President Trump’s executive order on immigration quickly reverberated through the United States and across the globe on Saturday, slamming the border shut for an Iranian scientist headed to a lab in Boston, an Iraqi who had worked as an interpreter for the United States Army, and a Syrian refugee family headed to a new life in Ohio, among countless others.
Around the nation, security officers at major international gateways had new rules to follow. Humanitarian organizations scrambled to cancel long-planned programs, delivering the bad news to families who were about to travel. Refugees who were airborne on flights when the order was signed were detained at airports.

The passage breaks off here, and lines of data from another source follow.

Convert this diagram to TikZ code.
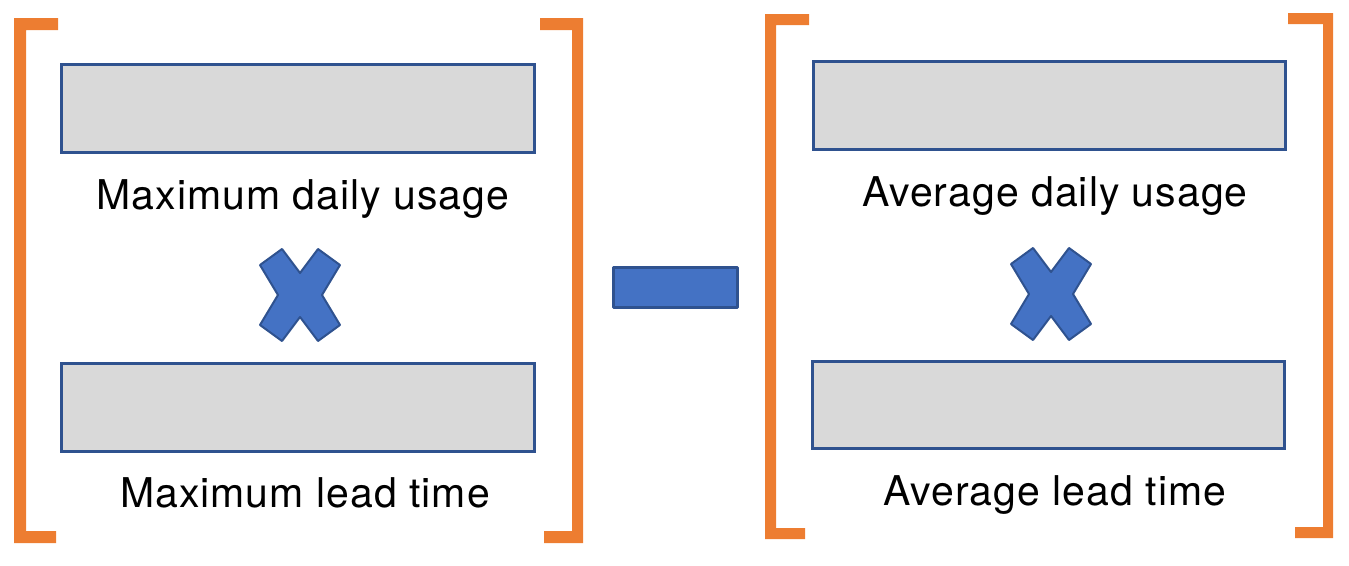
\documentclass[tikz,border=0pt]{standalone}
\usepackage{fontspec}
\setmainfont{TeX Gyre Heros}[LetterSpace=2.5]
\definecolor{brk}{HTML}{ED7D31}
\definecolor{edge}{HTML}{2F528F}
\definecolor{boxfill}{HTML}{D9D9D9}
\definecolor{opfill}{HTML}{4472C4}
\begin{document}
\begin{tikzpicture}[x=1pt,y=-1pt,
  valbox/.style={draw=edge,fill=boxfill,line width=3pt,inner sep=0pt},
  lbl/.style={anchor=base,inner sep=0pt,font=\fontsize{41}{49}\selectfont},
  bracket/.style={fill=brk},
  opshape/.style={fill=opfill,draw=edge,line width=2pt,line join=round}]
\useasboundingbox (0,0) rectangle (1349,565);
% brackets
\fill[bracket] (58,18) -- (14,18) -- (14,543) -- (56,543) -- (56,531) -- (26,531) -- (26,30) -- (58,30) -- cycle;
\fill[bracket] (540,18) -- (583,18) -- (583,543) -- (544,543) -- (544,531) -- (572,531) -- (572,30) -- (540,30) -- cycle;
\fill[bracket] (809,14) -- (765,14) -- (765,539) -- (805,539) -- (805,528) -- (776,528) -- (776,25) -- (809,25) -- cycle;
\fill[bracket] (1288,13) -- (1333,13) -- (1333,538) -- (1295,538) -- (1295,527) -- (1323,527) -- (1323,24) -- (1288,24) -- cycle;
% boxes
\node[valbox,minimum width=473pt,minimum height=88pt] (b1) at (297.5,108) {};
\node[valbox,minimum width=473pt,minimum height=88pt] (b2) at (297.5,407) {};
\node[valbox,minimum width=472pt,minimum height=88pt] (b3) at (1049,105) {};
\node[valbox,minimum width=472pt,minimum height=87pt] (b4) at (1048,404.5) {};
% labels
\node[lbl] (t1) at (303,209) {Maximum daily usage};
\node[lbl] (t2) at (305,507) {Maximum lead time};
\node[lbl] (t3) at (1055,206) {Average daily usage};
\node[lbl] (t4) at (1055,505) {Average lead time};
% multiply signs
\foreach \cx/\cy/\nm in {300/295/m1, 1051/294/m2}{
  \coordinate (\nm) at (\cx,\cy);
  \draw[opshape,shift={(\nm)}] (-40,-30) -- (-18,-46) -- (0,-22) -- (18,-46) -- (40,-30) -- (22,0) -- (40,30) -- (18,46) -- (0,22) -- (-18,46) -- (-40,30) -- (-22,0) -- cycle;
}
% minus sign
\node[opshape,draw=edge,line width=3pt,minimum width=124pt,minimum height=40pt,inner sep=0pt] (minus) at (675,287) {};
\end{tikzpicture}
\end{document}
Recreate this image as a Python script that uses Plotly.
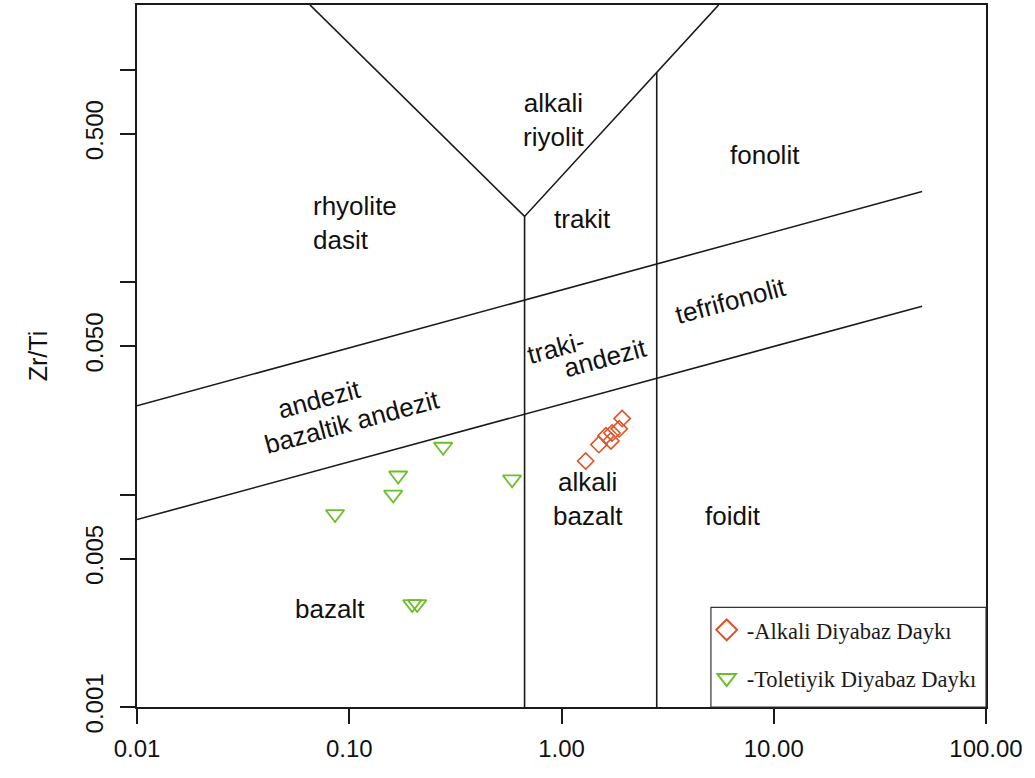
import plotly.graph_objects as go

# Sample data: Nb/Y (x) and Zr/Ti (y)
alkali_nb_y = [1.30, 1.50, 1.62, 1.71, 1.73, 1.87, 1.93]
alkali_zr_ti = [0.0144, 0.0172, 0.0189, 0.0179, 0.0195, 0.0204, 0.0228]

toleiitic_nb_y = [0.0857, 0.161, 0.170, 0.277, 0.585, 0.198, 0.209]
toleiitic_zr_ti = [0.0081, 0.0100, 0.0123, 0.0168, 0.0118, 0.00305, 0.00305]

# Field boundaries (Nb/Y, Zr/Ti), segments separated by None
boundary_x = [0.0653, 0.67, 5.5, None,
              0.67, 0.67, None,
              2.81, 2.81, None,
              0.01, 50.0, None,
              0.01, 50.0]
boundary_y = [2.02, 0.204, 2.02, None,
              0.001, 0.204, None,
              0.001, 0.97, None,
              0.0262, 0.267, None,
              0.00763, 0.0771]

x_tickvals = [0.01, 0.1, 1, 10, 100]
x_ticktext = ["0.01", "0.10", "1.00", "10.00", "100.00"]
y_tickvals = [0.001, 0.005, 0.01, 0.05, 0.1, 0.5, 1.0]
y_ticktext = ["0.001", "0.005", "", "0.050", "", "0.500", ""]

# Field names: text, log10(Nb/Y), log10(Zr/Ti), angle, anchor
field_labels = [
    ("alkali<br>riyolit", -0.040, -0.235, 0, "center"),
    ("fonolit", 0.959, -0.399, 0, "center"),
    ("rhyolite<br>dasit", -1.180, -0.723, 0, "left"),
    ("trakit", 0.097, -0.704, 0, "center"),
    ("tefrifonolit", 0.794, -1.089, -15, "center"),
    ("traki-", -0.026, -1.310, -15, "center"),
    ("andezit", 0.205, -1.357, -15, "center"),
    ("andezit", -1.138, -1.549, -15, "center"),
    ("bazaltik andezit", -0.987, -1.657, -15, "center"),
    ("alkali<br>bazalt", 0.125, -2.019, 0, "center"),
    ("foidit", 0.808, -2.103, 0, "center"),
    ("bazalt", -1.091, -2.540, 0, "center"),
]

alkali_color = "#DE5428"
tol_color = "#6CBF2C"
sans = "Liberation Sans, Arial, sans-serif"
serif = "Liberation Serif, Times New Roman, serif"

fig = go.Figure()

fig.add_trace(go.Scatter(
    x=boundary_x, y=boundary_y, mode="lines",
    line=dict(color="#1a1a1a", width=1.6),
    hoverinfo="skip", showlegend=False,
))

fig.add_trace(go.Scatter(
    x=toleiitic_nb_y, y=toleiitic_zr_ti, mode="markers",
    marker=dict(symbol="triangle-down-open", size=16,
                color=tol_color, line=dict(width=1.8, color=tol_color)),
    showlegend=False, legendgroup="t",
))
fig.add_trace(go.Scatter(
    x=alkali_nb_y, y=alkali_zr_ti, mode="markers",
    marker=dict(symbol="diamond-open", size=12.5,
                color=alkali_color, line=dict(width=1.6, color=alkali_color)),
    showlegend=False, legendgroup="a",
))

# Legend entries
fig.add_trace(go.Scatter(
    x=[None], y=[None], mode="markers", name="-Alkali Diyabaz Daykı",
    marker=dict(symbol="diamond-open", size=16, color=alkali_color,
                line=dict(width=2, color=alkali_color)),
    legendgroup="a",
))
fig.add_trace(go.Scatter(
    x=[None], y=[None], mode="markers", name="-Toletiyik Diyabaz Daykı",
    marker=dict(symbol="triangle-down-open", size=16, color=tol_color,
                line=dict(width=2, color=tol_color)),
    legendgroup="t",
))

annotations = []
for text, xl, yl, ang, anchor in field_labels:
    annotations.append(dict(
        x=xl, y=yl, xref="x", yref="y", text=text, showarrow=False,
        textangle=ang, xanchor=anchor, yanchor="middle", align=anchor,
        font=dict(family=sans, size=26, color="#111111"),
    ))

fig.update_layout(
    width=1035, height=778,
    margin=dict(l=137, r=49, t=3, b=71),
    paper_bgcolor="white", plot_bgcolor="white",
    annotations=annotations,
    shapes=[dict(type="rect", xref="paper", yref="paper",
                 x0=0.676, x1=1.0, y0=0.0, y1=0.142,
                 line=dict(color="#333333", width=1.2))],
    legend=dict(
        x=0.671, y=0.140, xanchor="left", yanchor="top",
        bgcolor="rgba(0,0,0,0)", borderwidth=0,
        font=dict(family=serif, size=22.5, color="#1a1a1a"),
        tracegroupgap=16, itemclick=False, itemdoubleclick=False,
    ),
    showlegend=True,
)

fig.update_xaxes(
    type="log", range=[-2, 2],
    tickvals=x_tickvals, ticktext=x_ticktext,
    ticks="outside", ticklen=15, tickwidth=1.5, tickcolor="#1a1a1a",
    showline=True, linecolor="#1a1a1a", linewidth=1.6, mirror=True,
    showgrid=False, zeroline=False, ticklabelstandoff=4,
    tickfont=dict(family=sans, size=24, color="#111111"),
)
fig.update_yaxes(
    type="log", range=[-3, 0.305],
    tickvals=y_tickvals, ticktext=y_ticktext, tickangle=-90,
    ticks="outside", ticklen=15, tickwidth=1.5, tickcolor="#1a1a1a",
    showline=True, linecolor="#1a1a1a", linewidth=1.6, mirror=True,
    showgrid=False, zeroline=False, ticklabelstandoff=8,
    tickfont=dict(family=sans, size=24, color="#111111"),
    title=dict(text="Zr/Ti", font=dict(family=sans, size=25, color="#111111"),
               standoff=26),
)

fig.write_html("out.html")
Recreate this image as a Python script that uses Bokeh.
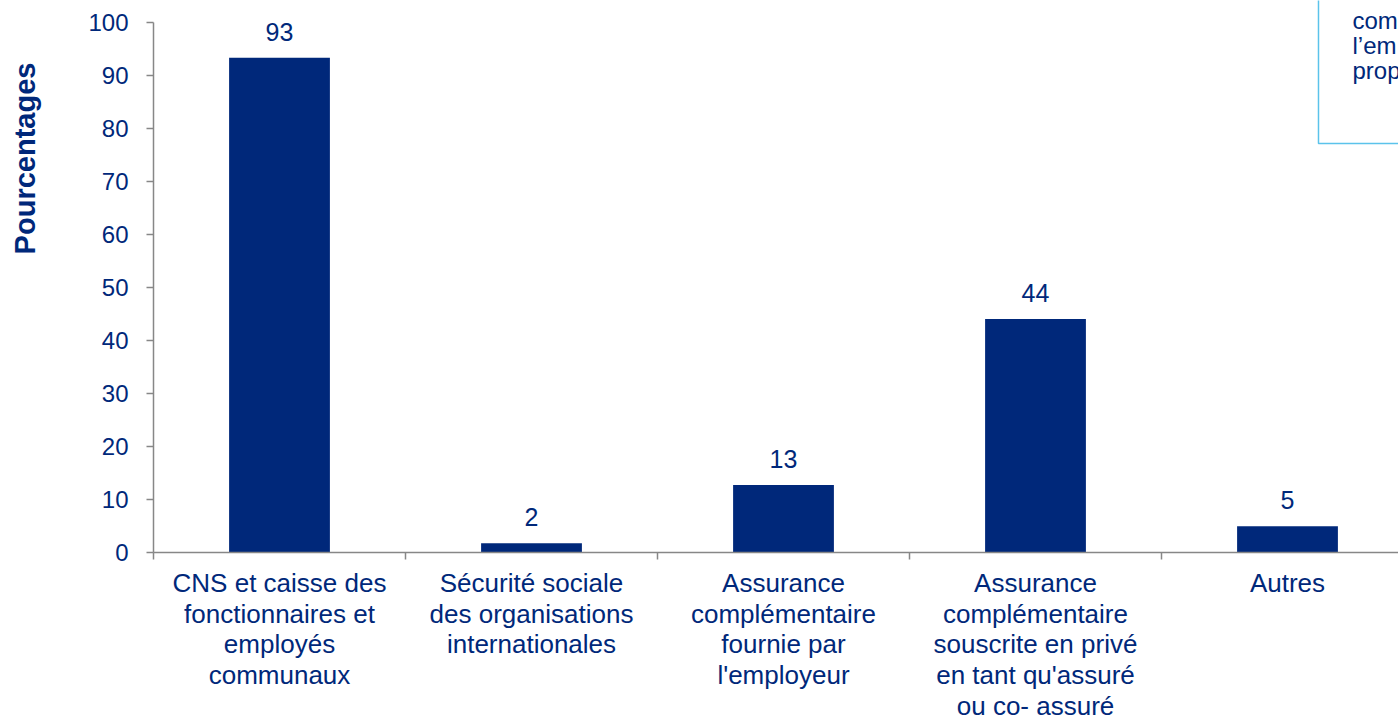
from bokeh.plotting import figure
from bokeh.models import Range1d, FixedTicker, ColumnDataSource
from bokeh.core.properties import value
from bokeh.embed import file_html
from bokeh.resources import INLINE
import math

# ---- data ----
categories = [
    "CNS et caisse des\nfonctionnaires et\nemployés\ncommunaux",
    "Sécurité sociale\ndes organisations\ninternationales",
    "Assurance\ncomplémentaire\nfournie par\nl'employeur",
    "Assurance\ncomplémentaire\nsouscrite en privé\nen tant qu'assuré\nou co- assuré",
    "Autres",
]
values = [93.3, 1.7, 12.7, 44.0, 4.9]
value_labels = ["93", "2", "13", "44", "5"]
y_ticks = [0, 10, 20, 30, 40, 50, 60, 70, 80, 90, 100]
note_lines = ["com", "l\u2019em", "prop"]
y_title = "Pourcentages"

# ---- style ----
NAVY = "#00287A"
GREY = "#878787"
FONT = "Liberation Sans"
W, H = 1398, 717
AXIS_X = 153.0            # pixel column of the y axis
ZERO_Y = 551.7            # pixel row of the value 0
CAT_PX = 252.0
PX_PER_UNIT = 5.3

x_start = -0.5 - AXIS_X / CAT_PX
x_end = -0.5 + (W - AXIS_X) / CAT_PX
y_end = ZERO_Y / PX_PER_UNIT
y_start = -(H - ZERO_Y) / PX_PER_UNIT
title_x = -0.5 - (AXIS_X - 24) / CAT_PX
title_y = (ZERO_Y - 158) / PX_PER_UNIT

xs = list(range(len(categories)))
src = ColumnDataSource(dict(x=xs, top=values, lab=value_labels))

p = figure(width=W, height=H, output_backend="svg", toolbar_location=None,
           x_range=Range1d(x_start, x_end), y_range=Range1d(y_start, y_end),
           min_border_left=0, min_border_bottom=0,
           min_border_top=0, min_border_right=0)
p.outline_line_color = None
p.xgrid.visible = False
p.ygrid.visible = False
p.background_fill_color = "white"
p.border_fill_color = "white"

p.vbar(x="x", top="top", width=0.4, bottom=0, source=src,
       fill_color=NAVY, line_color=None)
p.text(x="x", y="top", text="lab", source=src, text_align="center",
       text_baseline="alphabetic", y_offset=-26, text_color=NAVY,
       text_font=value(FONT), text_font_size="25px")

# note box in the top-right corner (partially cut off)
p.quad(left=4.123, right=5.0, bottom=77.1, top=y_end + 5,
       fill_color="white", line_color="#5BC3EB", line_width=1.5)
p.text(x=[4.258] * 3, y=[100.4, 95.65, 90.9], text=note_lines,
       text_baseline="middle", text_align="left", text_color=NAVY,
       text_font=value(FONT), text_font_size="24px")

# y-axis title
p.text(x=[title_x], y=[title_y], text=[y_title], angle=math.pi / 2,
       text_align="center", text_baseline="middle", text_color=NAVY,
       text_font=value(FONT), text_font_size="29px", text_font_style="bold")

# x axis, pinned at value 0
xa = p.xaxis[0]
xa.fixed_location = 0
xa.bounds = (-0.5, x_end)
xa.ticker = FixedTicker(ticks=xs, minor_ticks=[i - 0.5 for i in range(len(categories) + 1)])
xa.major_label_overrides = {i: c for i, c in enumerate(categories)}
xa.major_tick_line_color = None
xa.major_tick_out = 0
xa.major_tick_in = 0
xa.minor_tick_out = 7
xa.minor_tick_in = 0
xa.minor_tick_line_color = GREY
xa.minor_tick_line_width = 1.5
xa.axis_line_color = GREY
xa.axis_line_width = 1.5
xa.major_label_standoff = 9
xa.major_label_text_font = FONT
xa.major_label_text_font_size = "26px"
xa.major_label_text_color = NAVY
xa.major_label_text_line_height = 1.02

# y axis, pinned at the left edge of the first category
ya = p.yaxis[0]
ya.fixed_location = -0.5
ya.ticker = FixedTicker(ticks=y_ticks, minor_ticks=[])
ya.bounds = (0, 100)
ya.major_tick_out = 7
ya.major_tick_in = 0
ya.major_tick_line_color = GREY
ya.major_tick_line_width = 1.5
ya.minor_tick_line_color = None
ya.axis_line_color = GREY
ya.axis_line_width = 1.5
ya.major_label_standoff = 18
ya.major_label_text_font = FONT
ya.major_label_text_font_size = "24px"
ya.major_label_text_color = NAVY

open("out.html", "w").write(file_html(p, INLINE))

At least one case quickly prompted a legal challenge as lawyers representing two Iraqi refugees held at Kennedy International Airport in New York filed a motion early Saturday seeking to have their clients released. They also filed a motion for class certification, in an effort to represent all refugees and other immigrants who they said were being unlawfully detained at ports of entry.
Mr. Trump’s order, enacted with the stroke of a pen on Friday afternoon, suspended entry of all refugees to the United States for 120 days, barred Syrian refugees indefinitely, and blocked entry into the United States for 90 days for citizens of seven predominantly Muslim countries: Iran, Iraq, Libya, Somalia, Sudan, Syria and Yemen.
The White House said the restrictions would protect “the United States from foreign nationals entering from countries compromised by terrorism” and ensure “a more rigorous vetting process.” But critics condemned Mr. Trump over the immediate collateral damage imposed on people who, by all accounts, had no sinister intentions in trying to come to the United States.